Auto CDC

Skill: databricks-spark-declarative-pipelines

What You Can Build

Auto CDC takes a stream of change events (inserts, updates, deletes) and applies them to a target table with correct ordering and deduplication. You declare your keys and a sequence column — the framework handles merge logic, late-arriving data, and optionally tracks full history with SCD Type 2 temporal columns.

In Action

“Build a Python pipeline that tracks full customer history as an SCD Type 2 dimension from a CDC feed”

dp.create_streaming_table(name="dim_customers")

dp.create_auto_cdc_flow(
    target="dim_customers",
    source="customers_clean",
    keys=["customer_id"],
    sequence_by="updated_at",
    stored_as_scd_type=2
)

Key decisions:

SCD Type 2 — every change creates a new row with __START_AT and __END_AT timestamps. Current records have __END_AT IS NULL. This preserves the full audit trail for point-in-time analysis.
sequence_by on updated_at — this is how Auto CDC resolves out-of-order arrivals. If two events arrive for the same key, the one with the later timestamp wins.
Clean source first — the CDC flow reads from customers_clean, not raw bronze. Type casting, null filtering, and validation happen upstream so the dimension table stays trustworthy.

More Patterns

Deduplicate without keeping history

“Apply SCD Type 1 to keep only the latest order record per order_id using SQL”

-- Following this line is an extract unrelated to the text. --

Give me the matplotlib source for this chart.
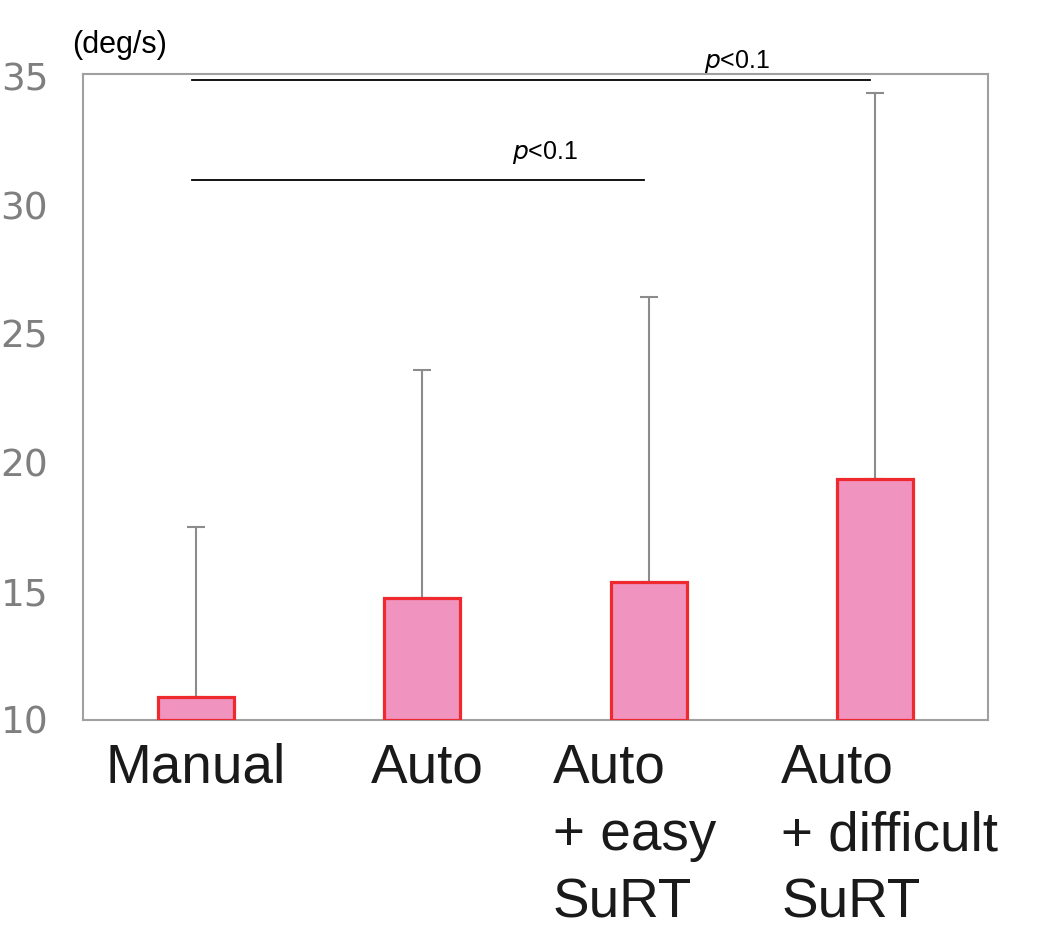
import matplotlib.pyplot as plt
import matplotlib as mpl

mpl.rcParams['font.family'] = ['Liberation Sans', 'DejaVu Sans']

labels = ['Manual', 'Auto', 'Auto\n+ easy\nSuRT', 'Auto\n+ difficult\nSuRT']
means = [10.9, 14.75, 15.38, 19.38]
err_up = [6.6, 8.85, 11.07, 15.0]
yticks = [10, 15, 20, 25, 30, 35]
# significance brackets: (from, to, height, text x, text y)
sig = [(0, 3, 34.86, 2.39, 35.6), (0, 2, 30.97, 1.544, 32.06)]

fig = plt.figure(figsize=(10.45, 9.43), dpi=100)
ax = fig.add_axes([0.0794, 0.2365, 0.866, 0.685])

x = list(range(len(means)))
ax.bar(x, [m - 10 for m in means], bottom=10, width=0.336,
       color='#F093BF', edgecolor='#EE2A2F', linewidth=2.3, zorder=3)
ax.errorbar(x, means, yerr=[[0] * 4, err_up], fmt='none', ecolor='#8C8C8C',
            elinewidth=1.5, capsize=6.5, capthick=1.5, zorder=2)

ax.set_xlim(-0.5, 3.5)
ax.set_ylim(10, 35.1)
ax.set_yticks(yticks)
ax.set_yticklabels([str(t) for t in yticks], family='DejaVu Sans', fontsize=27, color='#7F7F7F')
ax.set_xticks(x)
ax.set_xticklabels([])
ax.tick_params(axis='both', length=0)
ax.tick_params(axis='y', pad=25)
for s in ax.spines.values():
    s.set_color('#A0A0A0')
    s.set_linewidth(1.5)

# category labels, multi-line ones left aligned and nudged like the original
shifts = [0, 5, -14, 15]
for i, (lab, dx) in enumerate(zip(labels, shifts)):
    ax.annotate(lab, xy=(i, 0), xycoords=('data', 'axes fraction'),
                xytext=(dx, -23), textcoords='offset pixels',
                ha='center', va='top', multialignment='left',
                fontsize=39.5, color='#1a1a1a', linespacing=1.38)

for a, b, h, tx, ty in sig:
    ax.plot([a - 0.02, b - 0.02], [h, h], color='black', lw=1.3, clip_on=False)
    ax.text(tx, ty, '$\\mathit{p}$<0.1', ha='center', va='center', fontsize=18, clip_on=False)

fig.text(72 / 1045, 1 - 45 / 943, '(deg/s)', fontsize=22, va='center', ha='left')

fig.savefig('out.png')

CREATE OR REFRESH STREAMING TABLE orders_current;

CREATE FLOW orders_cdc AS AUTO CDC INTO orders_current
FROM STREAM(orders_clean)
KEYS (order_id)
SEQUENCE BY updated_at;

SCD Type 1 is the default — it overwrites the existing row when a newer version arrives. No __START_AT/__END_AT columns, no history. Use this when you only need current state or are deduplicating a source with duplicate deliveries.

Handle deletes and truncates from the source system

“Process a CDC feed where the op column signals DELETE and TRUNCATE operations, using Python”

from pyspark.sql.functions import expr

dp.create_streaming_table(name="orders")

dp.create_auto_cdc_flow(
    target="orders",
    source="order_changes",
    keys=["order_id"],
    sequence_by="event_time",
    apply_as_deletes=expr("op = 'DELETE'"),
    apply_as_truncates=expr("op = 'TRUNCATE'"),
    ignore_null_updates=True
)

The apply_as_deletes expression maps source operations to actual DELETE behavior on the target. ignore_null_updates prevents partial records (with null fields) from overwriting good data — common when CDC tools emit sparse change events.

Track history only for columns that matter

“Set up SCD Type 2 on a products table but only create new versions when price or cost changes, in SQL”

CREATE OR REFRESH STREAMING TABLE products_history;

CREATE FLOW products_scd2 AS AUTO CDC INTO products_history
FROM STREAM(products_clean)
KEYS (product_id)
SEQUENCE BY modified_at
STORED AS SCD TYPE 2
TRACK HISTORY ON price, cost;

Without TRACK HISTORY ON, every column change creates a new version — including trivial updates like a description edit. Selective tracking keeps the history table lean and the temporal queries fast.

Use a temporary view for preprocessing before CDC

“Clean and calculate fields on raw order data before applying SCD Type 1 deduplication, in Python”

@dp.temporary_view()
def orders_prepared():
    return (
        spark.readStream.table("bronze.orders")
        .withColumn("order_total", col("quantity") * col("unit_price"))
        .filter(col("order_id").isNotNull())
        .filter(col("order_total") > 0)
    )

dp.create_streaming_table(name="orders_current")

dp.create_auto_cdc_flow(
    target="orders_current",
    source="orders_prepared",
    keys=["order_id"],
    sequence_by="order_date",
    stored_as_scd_type="1"
)

Temporary views exist only during pipeline execution — nothing persisted, no storage cost. They’re the right tool when you need to transform data before CDC but don’t need that intermediate result for anything else.

Watch Out For

Target table must exist first — always call dp.create_streaming_table() or CREATE STREAMING TABLE before defining the CDC flow. Auto CDC writes into an existing table; it doesn’t create one.
SCD type syntax differs between Python and SQL — in Python, Type 2 is integer 2 and Type 1 is string "1". In SQL, use STORED AS SCD TYPE 2 or omit for Type 1 (the default).
TRUNCATE only works with SCD Type 1 — SCD Type 2 preserves history by design, so truncation is not supported. If your source sends truncate signals and you’re using Type 2, filter them out upstream.
Clause order matters in SQL — put APPLY AS DELETE WHEN before SEQUENCE BY. Getting this wrong produces a parse error that doesn’t point at the real cause.
Query SCD Type 2 with double-underscore columns — the temporal columns are __START_AT and __END_AT (two underscores), not START_AT/END_AT. Use WHERE __END_AT IS NULL to get current records.